2023 Summer Workshops

What is the end of a poem? What is its function? What makes one ending stronger than another? What do you do with a line you think “would make a good ending of a poem” that you have yet to write or perhaps even to conceive of? How does the end of a poem differ from the end of a collection? Can, even should, we consider them relational? When should you sacrifice sense or accretion in your poem for a randomly great ending? Do poems even really end? If so, why? This workshop concerns the effect and idea of the end of a poem as both protagonist and antagonist of your own writing.
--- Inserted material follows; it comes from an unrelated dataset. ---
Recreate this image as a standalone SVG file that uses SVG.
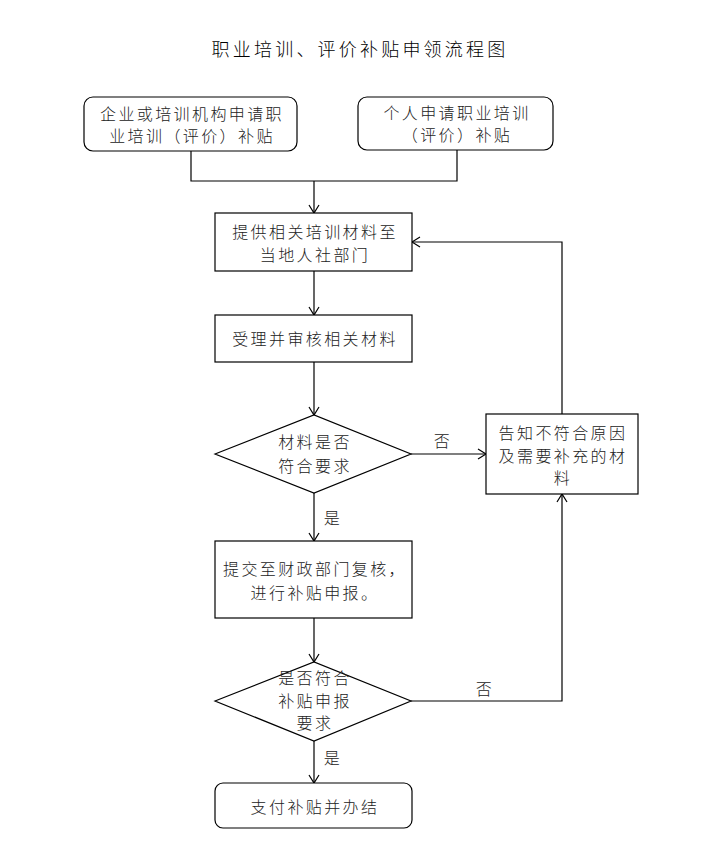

We will study poems, in finished form and midst revision, from antiquity to the present in concert with your own poems in an intensive inquiry into the power, the glory and the myth of the end.
Biography
Rowan Ricardo Phillips is an award-winning poet and essayist. His writing appears in The New York Times Magazine, The New Yorker, The Paris Review, and other national and international publications. He has been awarded a Guggenheim Fellowship, the Nicolás Guillén Outstanding Book Award, the Anisfield-Wolf Book Award, the PEN/ESPN Award for Literary Sports Writing, the PEN/Joyce Osterweil Award for Poetry, a Whiting Award, and the GLCA New Writers Award. He has also been a finalist for the Griffin Poetry Prize, the National Book Award, and the Los Angeles Times Book Prize.